In the end, the piece, dedicated to Webern, fell to Louis Krasner. Krasner, who had also commissioned and premiered Berg’s concerto, learned that Schoenberg was at work on the piece when he found himself on the same ocean liner as Kolisch in 1936. He practised the part for a year prior to its 1940 premiere with Stokowski and the Philadelphia Orchestra. In a relatively unusual echo of Vienna, elements in the audience resorted to ‘tradition’, hissing, laughing, calling out. So too, it seems did the orchestral management, which had refused to offer the customary publicity and even the necessary funding for so unwelcome an interloper. Stokowski actually had to pay for the performing resources and Krasner’s fee out of his own pocket, for which noble deed Schoenberg, unable to attend, praised the conductor’s ‘brave stand toward my work and against illiterate snobs’. Having reported that ‘most critics seem to agree’ the work ‘sounds like an exaggerated version of the testing room at an abrasive plant,’ the Philadelphia Inquirer continued its account of this new Skandalkonzert. Krasner had received a meed of applause from the listeners when the hissing of the music itself began’. Stokowski stepped to the front of the stage and said: ‘Shall we forever make the same foolish, narrow-minded, unsportsmanlike blunders, upon only hearing a thing once? … Certainly Schoenberg is one of the greatest musicians alive today. His music is extremely difficult to understand. We don’t ask you to like it or dislike it, but to give it a fair chance. That’s American. But to condemn it after one hearing – that simply cannot be done.’
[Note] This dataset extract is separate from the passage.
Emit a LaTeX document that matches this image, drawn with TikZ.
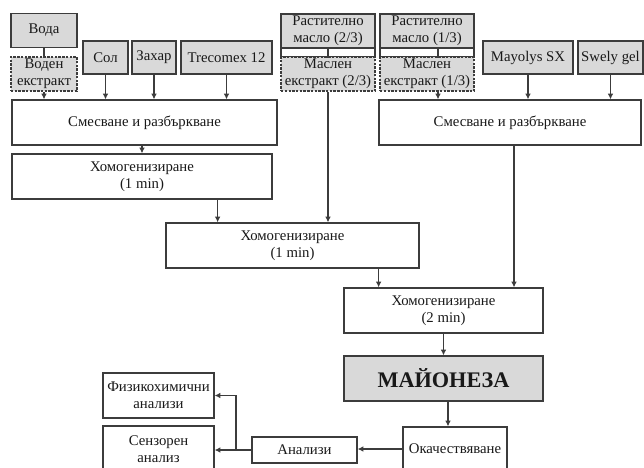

… ‘if Philadelphia is to grow culturally, we must give every kind of art a chance.’
‘If Schoenberg writes any more works, and you are willing, I would like to conduct more of them.’ A shrill feminine voice from the balcony cried: ‘Funny!’ … None of the audience walked out during the Concerto – but it was noted that several of the audience didn’t walk in until it was ended. 
Leopold Stokowski, c.1936

The work’s difficulties, of whatever nature, will speak for themselves. As ever, though, with Schoenberg, the best thing is probably to let them do so and, however clichéd this may sound, simply listen to the music ‘as music’, to let it take one where it will. I may not have helped here by myself talking up the difficulty, but in a biographical study, it would arguably be misleading not to do so. In any case, tales of scandal often prove a spur to listen. The three movements are traditional both in number and in type: sonata form-Andante grazioso-marching finale. There is more than a hint, once again, of that ‘special’ key, D minor. Within a more disciplined, quasi-Classical framework, the riot of colouristic imagination is clearly the same work as the composer of the op.16 Orchestral Pieces. Cadenza writing offers ample opportunity display from the ‘new’ fourth finger, as elsewhere do treacherous harmonics and double stopping, often combining pizzicato and arco (bowed) playing. If there is a better instantiation of the lyrical slow movement in a twentieth-century concerto, a better example of such a movement’s principal theme as an heir to the lyrical, Mozartian past, then I know of neither. Needless to say, in this new understanding of the instrumental aria, there is no ‘mere’ ornamentation; every note counts, as it must for any fervent disciple of Loos. The work in its entirety stands as oriented to the blazing, fortissimo conclusion of its finale as any by Beethoven.